Without having to hand you an inch thick spec......ok.  Here:

Think java applet running on a pc.  That pc connected to a very complicated
scientific device, composed of a great many number producing things.  I'm
going to use the term "gui component" here, but I really mean more than
View,  but also the Model/Controller folded in as well.

One of my java clients needed a very complicated multi-layered gui, where
each of the visual components (meters, text fields, flashing lights, text
labels grayed out, red, or red/gray, or blinking), had to in real time
reflect what was happening to that component's counterpart within another
device.

A ton of meterable "things" in the device, and a ton of real time gui
elements in the java app reflecting the various values, states, warning
levels, what have you.  Many of the gui items further controlled other
"things" in the device, which caused only a cascade of changes in the gui
elements that were monitoring the components from the device.

For a huge part of the development, the gui components were designed around
their own threads.  One drawn LED that needed to be updated 5 times a
second, one thread.  A textfield next to it that needed to be updated 25
times a second, another thread.  Each of those threads ran in real time
collecting (and sometimes sending) to/from the device.

When the number of such continually active gui components threatened to
exceed several hundred, we shifted the model and from the top converted
every single component into an entry into something called the Dispatch.
Dispatch maintained a list(1) of lists(2) of components.  Each list(2) was a
list of components that needed updating a particular interval.  All the 50ms
updates went into one such list.  All slower 150ms updates went into
another, etc.  23 distinct interval types meant 23 entries in list(1), each
of which a list(2) of components.

Because it was done in Java, a statically typed language, there was a great
deal of energy spent in just turning the crank of making sure that the types
shifted from prior strategy to the current one.  I hope I've been clear
enough here.



-- 
Framsticks.  3D Artificial Life evolution.  You can see the creatures
that evolve and how they interact, hunt, swim, etc.
http://www.frams.alife.pl/

Re: Static vs.
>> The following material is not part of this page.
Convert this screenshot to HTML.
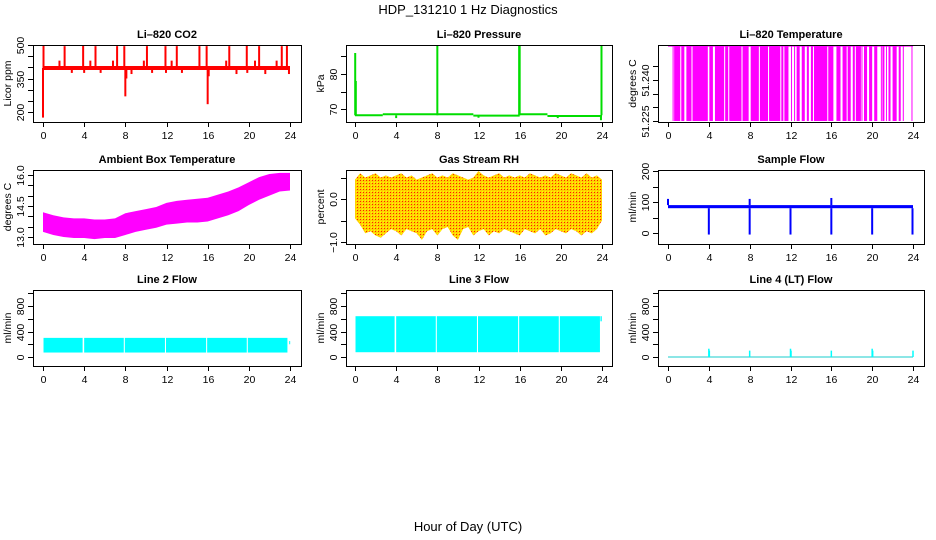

Dynamic typing (big advantage or not)---WAS: c.programming: OOP and memory management

[Dmitry A. Kazakov]

On Thu, 19 Aug 2004 04:54:42 GMT, Thomas G. Marshall wrote:

> Without having to hand you an inch thick spec......ok.  Here:
> 
> Think java applet running on a pc.  That pc connected to a very complicated
> scientific device, composed of a great many number producing things.  I'm
> going to use the term "gui component" here, but I really mean more than
> View,  but also the Model/Controller folded in as well.
> 
> One of my java clients needed a very complicated multi-layered gui, where
> each of the visual components (meters, text fields, flashing lights, text
> labels grayed out, red, or red/gray, or blinking), had to in real time
> reflect what was happening to that component's counterpart within another
> device.
> 
> A ton of meterable "things" in the device, and a ton of real time gui
> elements in the java app reflecting the various values, states, warning
> levels, what have you.  Many of the gui items further controlled other
> "things" in the device, which caused only a cascade of changes in the gui
> elements that were monitoring the components from the device.
> 
> For a huge part of the development, the gui components were designed around
> their own threads.  One drawn LED that needed to be updated 5 times a
> second, one thread.  A textfield next to it that needed to be updated 25
> times a second, another thread.  Each of those threads ran in real time
> collecting (and sometimes sending) to/from the device.
> 
> When the number of such continually active gui components threatened to
> exceed several hundred, we shifted the model and from the top converted
> every single component into an entry into something called the Dispatch.
> Dispatch maintained a list(1) of lists(2) of components.  Each list(2) was a
> list of components that needed updating a particular interval.  All the 50ms
> updates went into one such list.  All slower 150ms updates went into
> another, etc.  23 distinct interval types meant 23 entries in list(1), each
> of which a list(2) of components.
> 
> Because it was done in Java, a statically typed language, there was a great
> deal of energy spent in just turning the crank of making sure that the types
> shifted from prior strategy to the current one.  I hope I've been clear
> enough here.

1. I would say that it was a design fault. The idea to use active objects
for GUI instruments is wrong. We used to design several similar projects
and never tried to go that way, because it is so obviously(?) wrong. GUI
instruments should be passive controlled by "referesh" threads from
outside. Also that they should not directly communicate with neither actors
nor sensors (devices), but do it through a middleware interface.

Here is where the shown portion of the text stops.